The Champion of Painkillers - tokenadult
http://www.propublica.org/article/the-champion-of-painkillers

======
kls
_The problem isn't opioids, Rowe and other group leaders say. It's poorly
trained doctors who prescribe them too easily or in excess._

No the problem is America and a decent portion of the western world refuses to
treat addiction and chemical dependance in a manner that deal with the issue.

The reality is much more complicated then doctors education and is closer
reflected in stating that there are a group of people that due to mental or
emotional issues find day to day living more bearable by abusing chemicals.
They are in essence self medicating mental health issues because either they
are poor and cannot afford treatment, or the medicines that the mental health
professionals prescribed did not work for their case. In the case of opiates
it provides euphoria which masks the symptoms of depression as well as some of
the other disorders and as such it reduces the symptoms of their condition.

If we had a program where these individuals could get help with less dangerous
alternatives, a program where they where specifically treated for their
disorder, then we would not have these patients infiltrating the pain
treatment institution. What we don't need is a program that it's first course
of action is to remove them from a chemical that they have come to believe is
the only one that helps. Rather a program that replaces the chemical with a
safer, similar alternative as well as one that phases in other treatments.
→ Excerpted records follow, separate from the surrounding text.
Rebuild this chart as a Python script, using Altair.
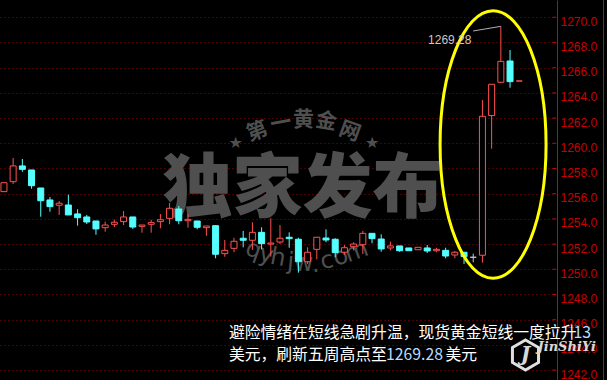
import altair as alt
import pandas as pd

# ---------------- data ----------------
idx = list(range(-1, 56))
opens = [1256.16, 1256.95, 1258.20, 1257.88, 1256.45, 1255.50, 1255.08, 1255.10, 1254.39, 1254.15,
         1253.83, 1253.30, 1253.57, 1253.78, 1254.15, 1253.41, 1253.57, 1253.78, 1254.04, 1254.78,
         1253.85, 1253.83, 1253.30, 1253.46, 1251.24, 1251.66, 1252.46, 1252.30, 1252.93, 1252.00,
         1252.16, 1252.54, 1252.38, 1250.60, 1251.58, 1252.48, 1252.38, 1251.35, 1251.79, 1251.95,
         1252.85, 1252.40, 1251.69, 1251.85, 1251.69, 1251.55, 1251.69, 1251.47, 1251.50, 1251.13,
         1251.35, 1250.95, 1251.11, 1262.20, 1264.84, 1266.53, 1264.94]
highs = [1256.87, 1258.83, 1258.75, 1257.88, 1256.45, 1255.73, 1255.42, 1255.92, 1254.76, 1254.31,
         1253.83, 1253.78, 1253.93, 1254.62, 1254.15, 1253.51, 1253.93, 1254.39, 1255.26, 1255.02,
         1254.39, 1253.83, 1253.43, 1253.46, 1252.32, 1252.50, 1253.04, 1253.73, 1253.33, 1254.04,
         1253.51, 1252.93, 1252.50, 1251.74, 1252.54, 1253.17, 1252.46, 1251.92, 1252.14, 1253.04,
         1252.85, 1252.77, 1252.19, 1251.85, 1251.69, 1251.74, 1251.92, 1251.71, 1251.71, 1251.45,
         1251.35, 1251.24, 1263.43, 1264.68, 1269.28, 1267.40, 1264.94]
lows = [1256.16, 1256.77, 1257.74, 1256.39, 1254.17, 1254.57, 1254.31, 1254.31, 1253.46, 1253.59,
        1252.74, 1252.98, 1253.35, 1253.51, 1253.20, 1252.90, 1252.90, 1253.25, 1253.57, 1253.57,
        1253.30, 1253.17, 1252.66, 1250.87, 1250.99, 1251.35, 1251.74, 1251.53, 1251.58, 1251.00,
        1252.00, 1251.71, 1249.73, 1250.42, 1250.79, 1252.14, 1250.95, 1251.16, 1251.50, 1251.21,
        1252.06, 1251.39, 1251.50, 1251.39, 1251.47, 1251.55, 1251.29, 1251.35, 1250.87, 1250.87,
        1250.42, 1250.55, 1250.52, 1259.57, 1264.84, 1264.41, 1264.94]
closes = [1256.87, 1258.20, 1257.93, 1256.63, 1255.44, 1254.97, 1255.24, 1254.31, 1254.09, 1253.75,
          1253.20, 1253.51, 1253.73, 1254.15, 1253.35, 1253.51, 1253.70, 1253.93, 1254.84, 1253.85,
          1253.96, 1253.33, 1253.43, 1251.19, 1251.50, 1252.22, 1252.30, 1252.93, 1252.03, 1252.08,
          1252.46, 1252.43, 1250.60, 1251.35, 1252.54, 1252.32, 1251.32, 1251.71, 1252.00, 1252.85,
          1252.43, 1251.61, 1251.85, 1251.47, 1251.47, 1251.74, 1251.45, 1251.58, 1251.05, 1251.35,
          1251.00, 1250.95, 1262.14, 1264.68, 1266.50, 1264.89, 1264.94]
live_bar = 55                      # current (unfinished) bar, drawn in rising colour
tick_values = list(range(1242, 1271, 2))
peak_value = 1269.28
peak_bar = 53
caption_1 = "避险情绪在短线急剧升温，现货黄金短线一度拉升"
caption_1_num = "13"
caption_2 = "美元，刷新五周高点至"
caption_2_num = "1269.28"
caption_2_tail = "美元"
wm_big = "独家发布"
wm_top = list("第一黄金网")
wm_bottom = list("qyhjw.com")

# ---------------- layout ----------------
W, H = 557, 380
X_DOM = [-0.886, 58.56]
Y_DOM = [1241.21, 1271.37]
RED, CYAN, GRAY = "#ff5050", "#54ffff", "#c8c8c8"
AXIS_RED = "#d40000"
WM = "#4f4f4f"


def px2x(px):
    return X_DOM[0] + px / W * (X_DOM[1] - X_DOM[0])


def py2y(py):
    return Y_DOM[1] - py / H * (Y_DOM[1] - Y_DOM[0])


kinds = []
for i, o, c in zip(idx, opens, closes):
    if i == live_bar or c > o:
        kinds.append("up")
    elif c < o:
        kinds.append("down")
    else:
        kinds.append("flat")

df = pd.DataFrame({"i": idx, "open": opens, "high": highs, "low": lows,
                   "close": closes, "kind": kinds})

xs = alt.Scale(domain=X_DOM, nice=False, zero=False)
ys = alt.Scale(domain=Y_DOM, nice=False, zero=False)
kind_scale = alt.Scale(domain=["up", "down", "flat"], range=[RED, CYAN, GRAY])

yaxis = alt.Axis(orient="right", values=tick_values, format=".1f", title=None,
                 labelColor="#c80000", labelFont="Liberation Sans", labelFontSize=12,
                 labelPadding=3, labelOffset=4, ticks=False,
                 domainColor=AXIS_RED, domainWidth=1,
                 grid=True, gridColor="#9a0000", gridDash=[1, 3], gridWidth=1)


def X(f):
    return alt.X(f, type="quantitative", scale=xs, axis=None)


def Y(f):
    return alt.Y(f, type="quantitative", scale=ys, axis=yaxis)


# axis + small tick dots
ticks_df = pd.DataFrame({"v": tick_values})
tick_layer = alt.Chart(ticks_df).mark_rule(color=AXIS_RED, strokeWidth=1).encode(
    x=alt.value(552.5), x2=alt.value(556), y=Y("v"))

# second red divider on the far right
divider = alt.Chart(ticks_df.head(1)).mark_rule(color=AXIS_RED, strokeWidth=1).encode(
    x=alt.value(603.5), y=alt.value(0), y2=alt.value(H))

# ---------------- watermark ----------------
big_df = pd.DataFrame({"x": [px2x(303)], "y": [py2y(212)], "t": [wm_big]})
wm_big_layer = alt.Chart(big_df).mark_text(
    font="Noto Sans CJK SC", fontWeight=900, fontSize=70, color=WM,
    align="center", baseline="alphabetic").encode(x=X("x"), y=Y("y"), text="t")

top_px = [257, 281, 304, 327, 351]
top_py = [132, 124, 120, 122, 132]
top_ang = [340, 350, 0, 10, 20]
top_df = pd.DataFrame({"x": [px2x(p) for p in top_px], "y": [py2y(p) for p in top_py],
                       "t": wm_top, "a": top_ang})
wm_top_layer = alt.Chart(top_df).mark_text(
    font="Noto Sans CJK SC", fontWeight="bold", fontSize=21, color=WM,
    align="center", baseline="middle").encode(
    x=X("x"), y=Y("y"), text="t", angle=alt.Angle("a:Q", scale=None))

star_df = pd.DataFrame({"x": [px2x(235), px2x(374)], "y": [py2y(143), py2y(143)], "t": ["★", "★"]})
wm_star_layer = alt.Chart(star_df).mark_text(
    font="DejaVu Sans", fontSize=16, color=WM, align="center", baseline="middle").encode(
    x=X("x"), y=Y("y"), text="t")

bot_px = [253, 266, 278, 291, 304, 316, 328, 342, 358]
bot_py = [250, 255, 258, 262, 264, 265, 261, 257, 252]
bot_ang = [20, 15, 10, 5, 0, 355, 350, 345, 340]
bot_df = pd.DataFrame({"x": [px2x(p) for p in bot_px], "y": [py2y(p) for p in bot_py],
                       "t": wm_bottom, "a": bot_ang})
wm_bot_layer = alt.Chart(bot_df).mark_text(
    font="DejaVu Sans", fontSize=24, color=WM, align="center", baseline="middle").encode(
    x=X("x"), y=Y("y"), text="t", angle=alt.Angle("a:Q", scale=None))

# ---------------- candles ----------------
wicks = alt.Chart(df).mark_rule(strokeWidth=1).encode(
    x=X("i"), y=Y("low"), y2="high",
    color=alt.Color("kind:N", scale=kind_scale, legend=None))

hollow = alt.Chart(df).transform_filter("datum.kind != 'down'").mark_bar(
    size=6, fill="black", strokeWidth=1).encode(
    x=X("i"), y=Y("open"), y2="close",
    stroke=alt.Stroke("kind:N", scale=kind_scale, legend=None))

solid = alt.Chart(df).transform_filter("datum.kind == 'down'").mark_bar(
    size=6, color=CYAN, stroke=CYAN, strokeWidth=1).encode(
    x=X("i"), y=Y("open"), y2="close")

# ---------------- annotations ----------------
ell_df = pd.DataFrame({"x": [px2x(497)], "y": [py2y(144.5)]})
ellipse = alt.Chart(ell_df).mark_point(
    shape="M -0.396 0 A 0.396 1 0 1 0 0.396 0 A 0.396 1 0 1 0 -0.396 0",
    filled=False, stroke="#ffff00", strokeWidth=3, size=267.6 ** 2, opacity=1).encode(
    x=X("x"), y=Y("y"))

lead_df = pd.DataFrame({"x": [peak_bar, px2x(476.7)], "y": [peak_value, py2y(31)]})
leader = alt.Chart(lead_df).mark_line(color="#b0b0b0", strokeWidth=1).encode(
    x=X("x"), y=Y("y"))

peak_df = pd.DataFrame({"x": [px2x(475)], "y": [py2y(44.3)], "t": [f"{peak_value:.2f}"]})
peak_text = alt.Chart(peak_df).mark_text(
    font="Liberation Sans", fontSize=12, color=GRAY, align="right", baseline="alphabetic").encode(
    x=X("x"), y=Y("y"), text="t")

# ---------------- caption ----------------
cap_df = pd.DataFrame({
    "x": [px2x(228), px2x(579), px2x(228), px2x(388), px2x(448.5)],
    "y": [py2y(337.5), py2y(337.5), py2y(360), py2y(360), py2y(360)],
    "t": [caption_1, caption_1_num, caption_2, caption_2_num, caption_2_tail],
    "c": ["#ffffff", "#b8dcff", "#ffffff", "#b8dcff", "#ffffff"],
})
caption = alt.Chart(cap_df).mark_text(
    font="Noto Sans CJK SC", fontSize=15.8, align="left", baseline="alphabetic").encode(
    x=X("x"), y=Y("y"), text="t", color=alt.Color("c:N", scale=None))

# ---------------- logo (bottom right) ----------------
hex_df = pd.DataFrame({"x": [px2x(530)], "y": [py2y(355)]})
logo_hex = alt.Chart(hex_df).mark_point(
    shape="M 0 -1 L 0.87 -0.5 L 0.87 0.5 L 0 1 L -0.87 0.5 L -0.87 -0.5 Z",
    filled=False, stroke="#e0e0e0", strokeWidth=3, size=900, opacity=1).encode(
    x=X("x"), y=Y("y"))
logo_df = pd.DataFrame({"x": [px2x(530), px2x(572)], "y": [py2y(361), py2y(351)],
                        "t": ["J", "JinShiYi"], "s": [20, 13]})
logo_text = alt.Chart(logo_df).mark_text(
    font="DejaVu Serif", fontStyle="italic", fontWeight="bold", color="#d8d8d8",
    align="center", baseline="alphabetic").encode(
    x=X("x"), y=Y("y"), text="t", size=alt.Size("s:Q", scale=None))

chart = alt.layer(
    tick_layer, divider, wm_big_layer, wm_top_layer, wm_star_layer, wm_bot_layer,
    wicks, hollow, solid, ellipse, leader, peak_text, caption, logo_hex, logo_text,
).properties(
    width=W, height=H, background="black",
    padding={"left": 0, "top": 0, "right": 50, "bottom": 0},
    autosize=alt.AutoSizeParams(type="none"),
).configure_view(stroke=None)

chart.save("out.html", embed_options={"renderer": "svg", "actions": False})
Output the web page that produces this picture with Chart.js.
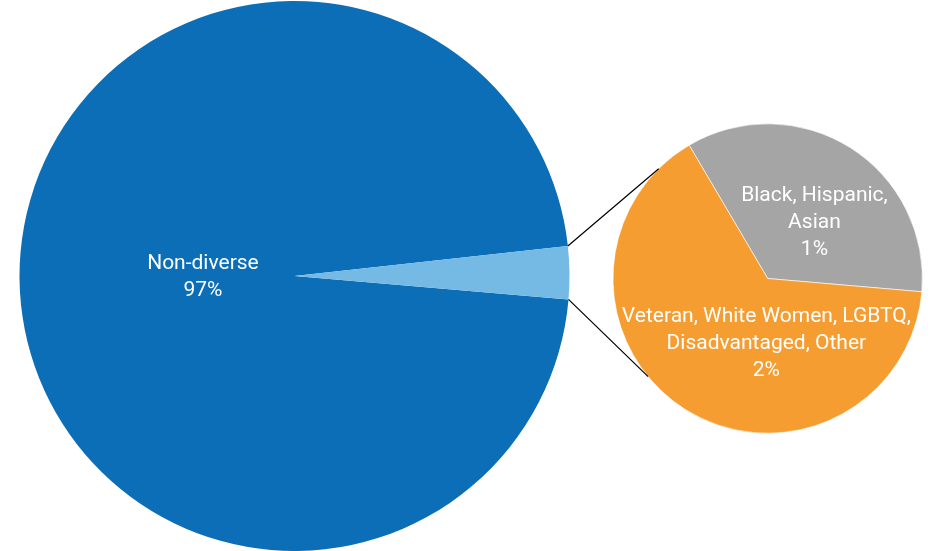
<!DOCTYPE html>
<html>
<head>
<meta charset="utf-8">
<script src="https://cdn.jsdelivr.net/npm/chart.js@4.4.1/dist/chart.umd.min.js"></script>
<style>
    html, body { margin: 0; padding: 0; background: #ffffff; }
    #wrap { position: relative; width: 931px; height: 551px; overflow: hidden; }
    #wrap canvas { position: absolute; left: 0; top: 0; }
</style>
</head>
<body>
<div id="wrap">
    <canvas id="mainPie" width="931" height="551"></canvas>
    <canvas id="splitPie" width="931" height="551"></canvas>
</div>
<script>
// Dữ liệu biểu đồ (phần trăm)
const mainCategories = [["Non-diverse"], ["Diverse"]];
const mainValues = [96.9, 3.1];
const splitCategories = [["Black, Hispanic,", "Asian"], ["Veteran, White Women, LGBTQ,", "Disadvantaged, Other"]];
const splitValues = [1.08, 2.02];

const FONT = "400 21px Roboto, 'Open Sans', sans-serif";

// Vẽ nhãn chữ trắng bên trong từng lát bánh
const sliceLabels = {
    id: "sliceLabels",
    afterDatasetsDraw(chart, args, opts) {
        const ctx = chart.ctx;
        const meta = chart.getDatasetMeta(0);
        const cats = chart.data.labels;
        const vals = chart.data.datasets[0].data;
        ctx.save();
        ctx.font = FONT;
        ctx.fillStyle = "#ffffff";
        ctx.textAlign = "center";
        ctx.textBaseline = "middle";
        meta.data.forEach((arc, i) => {
            if (!opts.show[i]) return;
            const lines = cats[i].concat([Math.round(vals[i]) + "%"]);
            const mid = (arc.startAngle + arc.endAngle) / 2;
            const R = arc.outerRadius;
            let x = arc.x + Math.cos(mid) * R * opts.factor + opts.shift[i][0];
            const y = arc.y + Math.sin(mid) * R * opts.factor + opts.shift[i][1];
            const lh = opts.lineHeight;
            const n = lines.length;
            // giữ chữ nằm gọn trong hình tròn
            let lo = -Infinity, hi = Infinity;
            lines.forEach((t, j) => {
                const ly = y + (j - (n - 1) / 2) * lh;
                const dy = ly - arc.y;
                const half = Math.sqrt(Math.max(R * R - dy * dy, 0)) - 4;
                const w = ctx.measureText(t).width;
                lo = Math.max(lo, arc.x - half + w / 2);
                hi = Math.min(hi, arc.x + half - w / 2);
            });
            if (lo <= hi) x = Math.min(Math.max(x, lo), hi);
            lines.forEach((t, j) => {
                ctx.fillText(t, x, y + (j - (n - 1) / 2) * lh);
            });
        });
        ctx.restore();
    },
};

// Đường nối giữa lát nhỏ của bánh lớn và bánh phụ
const connectors = {
    id: "connectors",
    afterDraw(chart, args, opts) {
        const src = mainChart.getDatasetMeta(0).data[1];
        const dst = chart.getDatasetMeta(0).data[0];
        const R = src.outerRadius;
        const r = dst.outerRadius;
        const toRad = (d) => (d * Math.PI) / 180;
        const ctx = chart.ctx;
        ctx.save();
        ctx.strokeStyle = "#000000";
        ctx.lineWidth = 1.2;
        ctx.beginPath();
        ctx.moveTo(src.x + Math.cos(src.startAngle) * R, src.y + Math.sin(src.startAngle) * R);
        ctx.lineTo(dst.x + Math.cos(toRad(opts.topAngle)) * r, dst.y + Math.sin(toRad(opts.topAngle)) * r);
        ctx.moveTo(src.x + Math.cos(src.endAngle) * R, src.y + Math.sin(src.endAngle) * R);
        ctx.lineTo(dst.x + Math.cos(toRad(opts.bottomAngle)) * r, dst.y + Math.sin(toRad(opts.bottomAngle)) * r);
        ctx.stroke();
        ctx.restore();
    },
};

const mainChart = new Chart(document.getElementById("mainPie"), {
    type: "pie",
    data: {
        labels: mainCategories,
        datasets: [{
            data: mainValues,
            backgroundColor: ["#0b6eb6", "#74bae5"],
            borderWidth: 0,
        }],
    },
    options: {
        responsive: false,
        animation: false,
        devicePixelRatio: 1,
        rotation: 90 + (mainValues[1] / 2) * 3.6 - 0.7,
        layout: { padding: { left: 19.5, right: 361.5, top: 1, bottom: 0 } },
        plugins: {
            legend: { display: false },
            tooltip: { enabled: false },
            sliceLabels: { show: [true, false], factor: 0.333, lineHeight: 27, shift: [[0, 0], [0, 0]] },
        },
    },
    plugins: [sliceLabels],
});

const splitChart = new Chart(document.getElementById("splitPie"), {
    type: "pie",
    data: {
        labels: splitCategories,
        datasets: [{
            data: splitValues,
            backgroundColor: ["#a5a5a5", "#f59d31"],
            borderColor: "#ffffff",
            borderWidth: 0.6,
        }],
    },
    options: {
        responsive: false,
        animation: false,
        devicePixelRatio: 1,
        rotation: -30.5,
        layout: { padding: { left: 612.7, right: 8.3, top: 123.5, bottom: 117.5 } },
        plugins: {
            legend: { display: false },
            tooltip: { enabled: false },
            sliceLabels: { show: [true, true], factor: 0.47, lineHeight: 27, shift: [[8, 6], [0, 4]] },
            connectors: { topAngle: 225.2, bottomAngle: 140.6 },
        },
    },
    plugins: [sliceLabels, connectors],
});
</script>
</body>
</html>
The problem as it sits now, is that these people can only help themselves via
the streets, a pain doctor, or through a rag tag confederation of volunteer
agencies. Until we stop treating drug abuse as a moral issue, we are doomed to
have an ever increasing drug problem because articles like this advocate
making medicine less available to pain patients of patients, due to the fact
that they refuse to treat addiction patients properly. They then throw up the
same tired moral arguments as if, pain patients are supposed to suffer because
another class of patients (who should be responsible for their actions)
chooses to abuse medicine. The article argues that we should make pain
patients responsible for addicts choices by limiting the availability of
medicine to both classes. It's dumb ass moral logic at it's finest.